The gardening world has been buzzing about small gardens. The current interest in this topic might reflect a trend toward small-scale properties or growing desire among gardeners to limit the time and energy they commit to gardening.
A small garden could be the entirety of a small property or an area within a large property. A large property might include several small gardens (sometimes called “rooms”) or one small garden plus undeveloped space, or something between those extremes.
In either case, the goal for small gardening should be quality gardening.
“We would do well to follow a common rule for our daily lives—do less, and do it better.” (Dale E. Turner)
When developing a small garden, all the usual criteria for plant selection and cultivation are applicable.

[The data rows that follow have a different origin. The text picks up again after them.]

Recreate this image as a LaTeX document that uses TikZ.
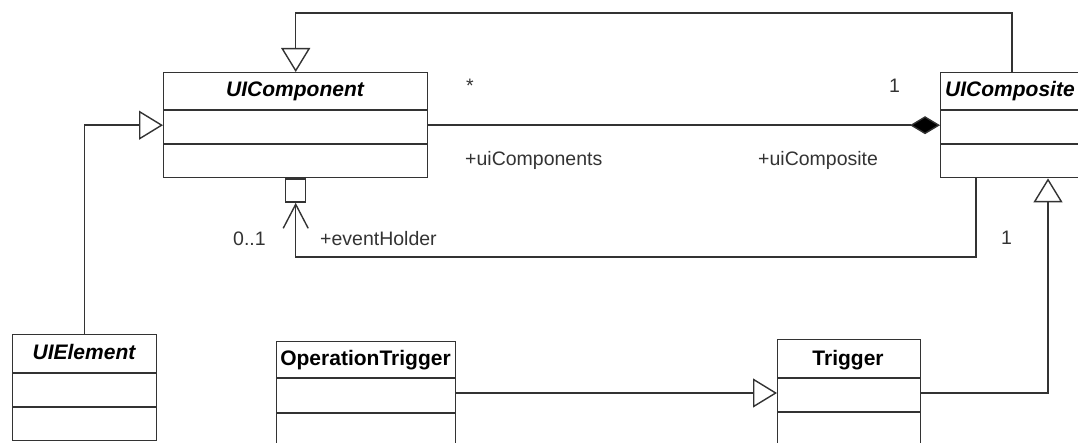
\documentclass[tikz,border=0pt]{standalone}
\usepackage{fontspec}
\setmainfont{Liberation Sans}
\usetikzlibrary{arrows.meta}
\tikzset{
  ln/.style={draw=black!80, line width=1.4pt},
  classbox/.style={ln, fill=white, rectangle, inner sep=0pt, anchor=north west},
  title/.style={font=\fontsize{21}{24}\selectfont\bfseries, inner sep=0pt},
  ititle/.style={font=\fontsize{21}{24}\selectfont\bfseries\itshape, inner sep=0pt},
  lbl/.style={font=\fontsize{19.5}{22}\selectfont, text=black!80, inner sep=0pt},
  gen/.style={ln, -{Triangle[open, length=24pt, width=29pt, fill=white]}},
  comp/.style={ln, {Diamond[length=30pt, width=18pt, fill=black]}-},
  nav/.style={ln, -{Straight Barb[length=24pt, width=25pt]}},
}
\begin{document}
\begin{tikzpicture}[x=1pt, y=-1pt]
\useasboundingbox (0,0) rectangle (1078,443);
\clip (0,0) rectangle (1078,443);

% class boxes
\node[classbox, minimum width=264pt, minimum height=105pt] (uicomp) at (163,72) {};
\node[classbox, minimum width=160pt, minimum height=105pt] (uicomposite) at (940,72) {};
\node[classbox, minimum width=144pt, minimum height=106pt] (uielem) at (12,334) {};
\node[classbox, minimum width=179pt, minimum height=120pt] (optrig) at (276,341) {};
\node[classbox, minimum width=143pt, minimum height=122pt] (trig) at (777,339) {};

% compartment dividers
\draw[ln] (uicomp.west |- 0,110) -- (uicomp.east |- 0,110);
\draw[ln] (uicomp.west |- 0,144) -- (uicomp.east |- 0,144);
\draw[ln] (uicomposite.west |- 0,110) -- (uicomposite.east |- 0,110);
\draw[ln] (uicomposite.west |- 0,144) -- (uicomposite.east |- 0,144);
\draw[ln] (uielem.west |- 0,373) -- (uielem.east |- 0,373);
\draw[ln] (uielem.west |- 0,407) -- (uielem.east |- 0,407);
\draw[ln] (optrig.west |- 0,378) -- (optrig.east |- 0,378);
\draw[ln] (optrig.west |- 0,413) -- (optrig.east |- 0,413);
\draw[ln] (trig.west |- 0,378) -- (trig.east |- 0,378);
\draw[ln] (trig.west |- 0,412) -- (trig.east |- 0,412);

% class names
\node[ititle, anchor=base] (t1) at (295,97) {UIComponent};
\node[ititle, anchor=base west] (t2) at (945,97) {UIComposite};
\node[ititle, anchor=base] (t3) at (84,359) {UIElement};
\node[title, anchor=base] (t4) at (365.5,365) {OperationTrigger};
\node[title, anchor=base] (t5) at (848,365) {Trigger};

% qualifier box under UIComponent
\node[ln, fill=white, rectangle, inner sep=0pt, minimum width=20pt, minimum height=23pt, anchor=north] (qual) at (uicomp.south) {};

% routing points
\coordinate (k1) at (1012,13);
\coordinate (k3) at (976,257);
\coordinate (r5) at (0,393);
\coordinate (k6) at (1048,393);

% UIComposite generalizes UIComponent
\draw[gen] (uicomposite.north -| k1) -- (k1) -| (uicomp.north);
% composition
\draw[comp] (uicomposite.west) -- (uicomp.east);
% event holder navigation
\draw[nav] (uicomposite.south -| k3) -- (k3) -| (qual.south);
% UIElement generalizes UIComponent
\draw[gen] (uielem.north) |- (uicomp.west);
% OperationTrigger generalizes Trigger
\draw[gen] (optrig.east |- r5) -- (trig.west |- r5);
% Trigger generalizes UIComposite
\draw[gen] (trig.east |- k6) -- (k6) -- (uicomposite.south -| k6);

% role names and multiplicities
\node[lbl, anchor=base west] (m1) at (466,93) {*};
\node[lbl, anchor=base west] (m2) at (889,93) {1};
\node[lbl, anchor=base west] (r1) at (465,166) {+uiComponents};
\node[lbl, anchor=base west] (r2) at (758,166) {+uiComposite};
\node[lbl, anchor=base west] (m3) at (233,246) {0..1};
\node[lbl, anchor=base west] (r3) at (320,246) {+eventHolder};
\node[lbl, anchor=base west] (m4) at (1001,245) {1};
\end{tikzpicture}
\end{document}
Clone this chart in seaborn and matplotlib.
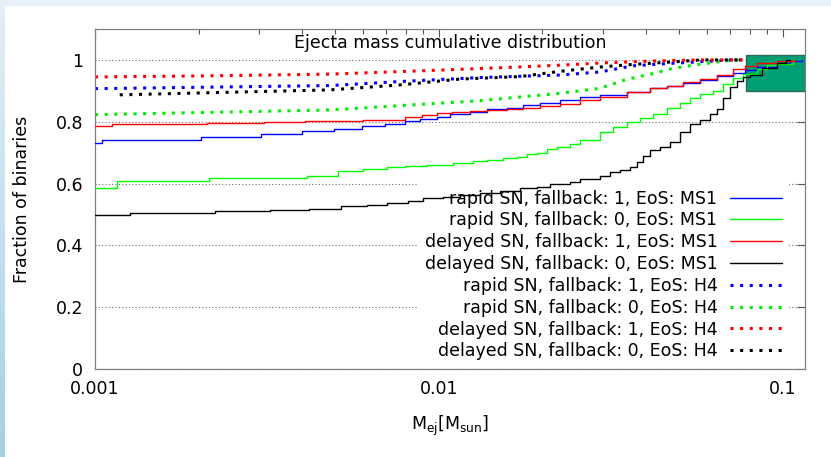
import numpy as np
import matplotlib
matplotlib.use("Agg")
import matplotlib.pyplot as plt
from matplotlib.patches import Rectangle
from matplotlib.colors import LinearSegmentedColormap
from matplotlib.ticker import FuncFormatter, NullFormatter
import seaborn as sns

# ---- data (cumulative fractions vs ejecta mass) ----
rapid_fb1_ms1_x = [0.001, 0.00105, 0.00203, 0.00303, 0.00401, 0.00495, 0.00596, 0.00697, 0.00797, 0.00881,
                   0.00985, 0.01076, 0.0123, 0.01376, 0.01573, 0.01759, 0.01966, 0.02247, 0.0257, 0.02938,
                   0.03513, 0.04106, 0.04591, 0.05119, 0.05737, 0.06416, 0.0717, 0.07754, 0.08386, 0.09587,
                   0.1048, 0.1136]
rapid_fb1_ms1_y = [0.731, 0.740, 0.749, 0.761, 0.770, 0.778, 0.787, 0.794, 0.802, 0.809,
                   0.816, 0.825, 0.832, 0.840, 0.846, 0.854, 0.862, 0.870, 0.879, 0.886,
                   0.897, 0.908, 0.916, 0.926, 0.936, 0.947, 0.959, 0.968, 0.978, 0.990,
                   0.996, 1.0]

rapid_fb0_ms1_x = [0.001, 0.00116, 0.00215, 0.00413, 0.0051, 0.00603, 0.00705, 0.00797, 0.00921, 0.011,
                   0.01256, 0.01376, 0.01535, 0.01682, 0.01798, 0.01923, 0.02056, 0.02199, 0.02403, 0.0257,
                   0.02938, 0.03211, 0.03513, 0.0384, 0.04198, 0.04591, 0.05017, 0.05365, 0.05737, 0.06272,
                   0.06707, 0.0717, 0.07667, 0.08386, 0.08967, 0.09587, 0.1071]
rapid_fb0_ms1_y = [0.586, 0.608, 0.619, 0.626, 0.639, 0.647, 0.654, 0.658, 0.661, 0.666,
                   0.672, 0.677, 0.683, 0.687, 0.694, 0.700, 0.711, 0.717, 0.728, 0.741,
                   0.766, 0.782, 0.798, 0.812, 0.825, 0.846, 0.859, 0.878, 0.889, 0.900,
                   0.921, 0.943, 0.955, 0.972, 0.982, 0.988, 0.999]

delayed_fb1_ms1_x = [0.001, 0.00112, 0.00211, 0.00309, 0.00408, 0.00601, 0.00797, 0.00891, 0.00985, 0.01089,
                     0.0123, 0.01376, 0.01573, 0.01759, 0.01966, 0.02247, 0.0257, 0.02938, 0.03513, 0.04106,
                     0.04591, 0.05119, 0.05737, 0.06416, 0.0717, 0.07754, 0.08386, 0.09587, 0.1084]
delayed_fb1_ms1_y = [0.786, 0.793, 0.797, 0.800, 0.803, 0.807, 0.814, 0.821, 0.827, 0.831,
                     0.834, 0.837, 0.841, 0.846, 0.852, 0.857, 0.870, 0.881, 0.895, 0.908,
                     0.916, 0.927, 0.938, 0.952, 0.970, 0.980, 0.991, 0.997, 1.0]

delayed_fb0_ms1_x = [0.001, 0.00126, 0.00224, 0.00323, 0.00419, 0.00518, 0.00616, 0.00705, 0.00814, 0.009,
                     0.01029, 0.01151, 0.01316, 0.01504, 0.0172, 0.01923, 0.02102, 0.02403, 0.0257, 0.02938,
                     0.03141, 0.03359, 0.03591, 0.03755, 0.03926, 0.04106, 0.04389, 0.04694, 0.05017, 0.05365,
                     0.05737, 0.06135, 0.06416, 0.06707, 0.07013, 0.07335, 0.07667, 0.08019, 0.0869, 0.09587,
                     0.102, 0.1048]
delayed_fb0_ms1_y = [0.499, 0.506, 0.510, 0.514, 0.517, 0.528, 0.532, 0.537, 0.544, 0.552,
                     0.558, 0.562, 0.569, 0.577, 0.584, 0.588, 0.597, 0.606, 0.615, 0.626,
                     0.637, 0.644, 0.653, 0.669, 0.690, 0.709, 0.717, 0.733, 0.766, 0.792,
                     0.805, 0.825, 0.841, 0.878, 0.911, 0.932, 0.945, 0.952, 0.975, 0.990,
                     1.0, 1.0]

rapid_fb1_h4_x = [0.001, 0.00482, 0.0077, 0.01316, 0.02247, 0.02938, 0.03671, 0.04591, 0.05737, 0.07013, 0.07667]
rapid_fb1_h4_y = [0.907, 0.917, 0.930, 0.943, 0.951, 0.961, 0.981, 0.988, 0.994, 1.0, 1.0]

rapid_fb0_h4_x = [0.001, 0.00482, 0.0077, 0.01316, 0.02247, 0.02938, 0.03513, 0.04198, 0.04797, 0.05737,
                  0.06859, 0.07499, 0.07667]
rapid_fb0_h4_y = [0.823, 0.838, 0.852, 0.868, 0.892, 0.908, 0.937, 0.956, 0.973, 0.986,
                  0.997, 1.0, 1.0]

delayed_fb1_h4_x = [0.001, 0.002, 0.00482, 0.01007, 0.0153, 0.02247, 0.02938, 0.04106, 0.05737, 0.07667]
delayed_fb1_h4_y = [0.945, 0.948, 0.954, 0.967, 0.975, 0.983, 0.990, 0.996, 1.0, 1.0]

delayed_fb0_h4_x = [0.00118, 0.00482, 0.0077, 0.01151, 0.0172, 0.02247, 0.02938, 0.0384, 0.05017, 0.05737, 0.07667]
delayed_fb0_h4_y = [0.887, 0.903, 0.919, 0.938, 0.946, 0.963, 0.977, 0.987, 0.995, 1.0, 1.0]

labels = ["rapid SN, fallback: 1, EoS: MS1", "rapid SN, fallback: 0, EoS: MS1",
          "delayed SN, fallback: 1, EoS: MS1", "delayed SN, fallback: 0, EoS: MS1",
          "rapid SN, fallback: 1, EoS: H4", "rapid SN, fallback: 0, EoS: H4",
          "delayed SN, fallback: 1, EoS: H4", "delayed SN, fallback: 0, EoS: H4"]

# highlighted box in the upper right corner
box_x = [0.078, 0.116]
box_y = [0.9, 1.015]

x_range = [0.001, 0.116]
y_range = [0, 1.1]

sns.set_style("white")
plt.rcParams['font.family'] = ['DejaVu Sans']
plt.rcParams['mathtext.default'] = 'regular'
for key in ['text.color', 'axes.labelcolor', 'xtick.labelcolor', 'ytick.labelcolor']:
    plt.rcParams[key] = 'black'
FS = 12.5

fig = plt.figure(figsize=(8.31, 4.57), dpi=100)
ax = fig.add_axes([95 / 831, 1 - 369 / 457, 710 / 831, 340 / 457])

# light blue frame pieces of the screenshot
fig.patches.append(Rectangle((0, 1 - 5 / 457), 1, 5 / 457, transform=fig.transFigure,
                             color='#e7eff7', zorder=0))
gax = fig.add_axes([0, 0, 5 / 831, 1 - 5 / 457])
gax.imshow(np.linspace(0, 1, 50).reshape(-1, 1), aspect='auto',
           cmap=LinearSegmentedColormap.from_list('strip', ['#e3eef6', '#a6d1e2']))
gax.axis('off')

solid = [(rapid_fb1_ms1_x, rapid_fb1_ms1_y, '#0000ff', labels[0]),
         (rapid_fb0_ms1_x, rapid_fb0_ms1_y, '#00ff00', labels[1]),
         (delayed_fb1_ms1_x, delayed_fb1_ms1_y, '#ff0000', labels[2]),
         (delayed_fb0_ms1_x, delayed_fb0_ms1_y, '#000000', labels[3])]
dotted = [(rapid_fb1_h4_x, rapid_fb1_h4_y, '#0000ff', labels[4]),
          (rapid_fb0_h4_x, rapid_fb0_h4_y, '#00ee00', labels[5]),
          (delayed_fb1_h4_x, delayed_fb1_h4_y, '#ff0000', labels[6]),
          (delayed_fb0_h4_x, delayed_fb0_h4_y, '#000000', labels[7])]

for x, y, c, lab in dotted:
    sns.lineplot(x=x, y=y, color=c, linewidth=2.2, linestyle=(0, (1, 2.15)), dash_capstyle='butt',
                 label=lab, estimator=None, legend=False, ax=ax, zorder=2)

for x, y, c, lab in solid:
    sns.lineplot(x=x, y=y, color=c, linewidth=1.0, drawstyle='steps-post',
                 label=lab, estimator=None, legend=False, ax=ax, zorder=3)

ax.add_patch(Rectangle((box_x[0], box_y[0]), box_x[1] - box_x[0], box_y[1] - box_y[0],
                       facecolor='#009e73', edgecolor='#2d6a55', linewidth=1.0, zorder=2.5))

ax.set_xscale('log')
ax.set_xlim(x_range)
ax.set_ylim(y_range)
ax.set_yticks([0, 0.2, 0.4, 0.6, 0.8, 1])
fmt = FuncFormatter(lambda v, p: f"{v:g}")
ax.xaxis.set_major_formatter(fmt)
ax.xaxis.set_minor_formatter(NullFormatter())
ax.yaxis.set_major_formatter(fmt)

ax.tick_params(which='both', direction='in', top=True, right=True, color='#555555', width=0.8)
ax.tick_params(which='major', length=6, labelsize=FS, labelcolor='black')
ax.tick_params(which='minor', length=3.5)
ax.tick_params(axis='x', which='major', pad=8)
ax.tick_params(axis='y', which='major', pad=8.5)
for s in ax.spines.values():
    s.set_color('#808080')
    s.set_linewidth(0.9)

ax.set_axisbelow(True)
ax.yaxis.grid(True, linestyle=(0, (1, 2)), color='#707070', linewidth=0.8)
ax.xaxis.grid(False)

ax.text(0.5, 0.959, "Ejecta mass cumulative distribution", transform=ax.transAxes,
        ha='center', va='center', fontsize=FS, color='black')
ax.set_ylabel("Fraction of binaries", fontsize=FS, color='black')
ax.yaxis.set_label_coords(-0.09, 0.5)
ax.set_xlabel(r"$\mathregular{M_{ej}[M_{sun}]}$", fontsize=FS, color='black')
ax.xaxis.set_label_coords(0.5, -0.132)

handles, labs = ax.get_legend_handles_labels()
order = [labs.index(l) for l in labels]
leg = ax.legend([handles[i] for i in order], [labs[i] for i in order],
                loc='lower right', bbox_to_anchor=(0.977, 0.005), borderaxespad=0,
                markerfirst=False, fontsize=FS, handlelength=3.0, handletextpad=0.7,
                labelspacing=0.22, frameon=True, facecolor='white', edgecolor='none',
                framealpha=1, fancybox=False, labelcolor='black')
leg.set_zorder(1.5)

fig.savefig("out.png", dpi=100)
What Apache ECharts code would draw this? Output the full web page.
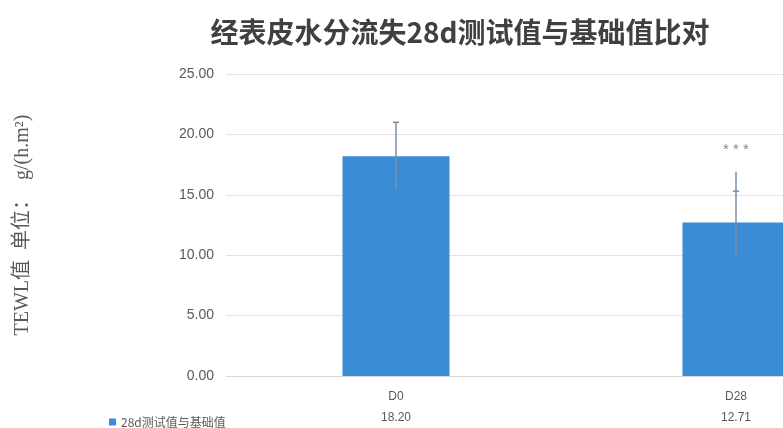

Ensure that the soil is fertile, friable and well drained, and choose plants that are appropriate for the climate, sun exposure and prevailing winds of the garden.
In addition, three broad guidelines come to mind.
First, specify a theme beyond “small size.” The garden might focus on a genus (rose, iris, clematis, etc.), a category of plants (succulents, white blossoms, herbs), a plant community (California natives, African bulbs, aquatic plants) or any other theme of interest. A theme provides coherence to the garden and a rational approach to plant selection.
Second, provide a story line for visitors. The garden planner could guide a visitor’s attention by establishing a focal point: a well-placed, exceptional plant, a piece of garden art, or a water feature, etc. After that initial impression, the gardener or discrete signs might encourage a visitor to examine a series of specimen plants. A rose garden, for example, might showcase several hybrid teas or species roses for comparison.
Finally, plan the maintenance of the small garden for close inspection. No garden looks good when unkempt, but a neglected small garden can be particularly unsatisfying to both the gardener and the visitor. While fallen leaves, a forgotten watering hose and a few weeds can be tolerated in a large, sprawling garden, a small garden should be raked and pruned and tidied regularly. By virtue of being small, it should also be manageable.
The small garden is to a large garden as a sonnet is to free verse.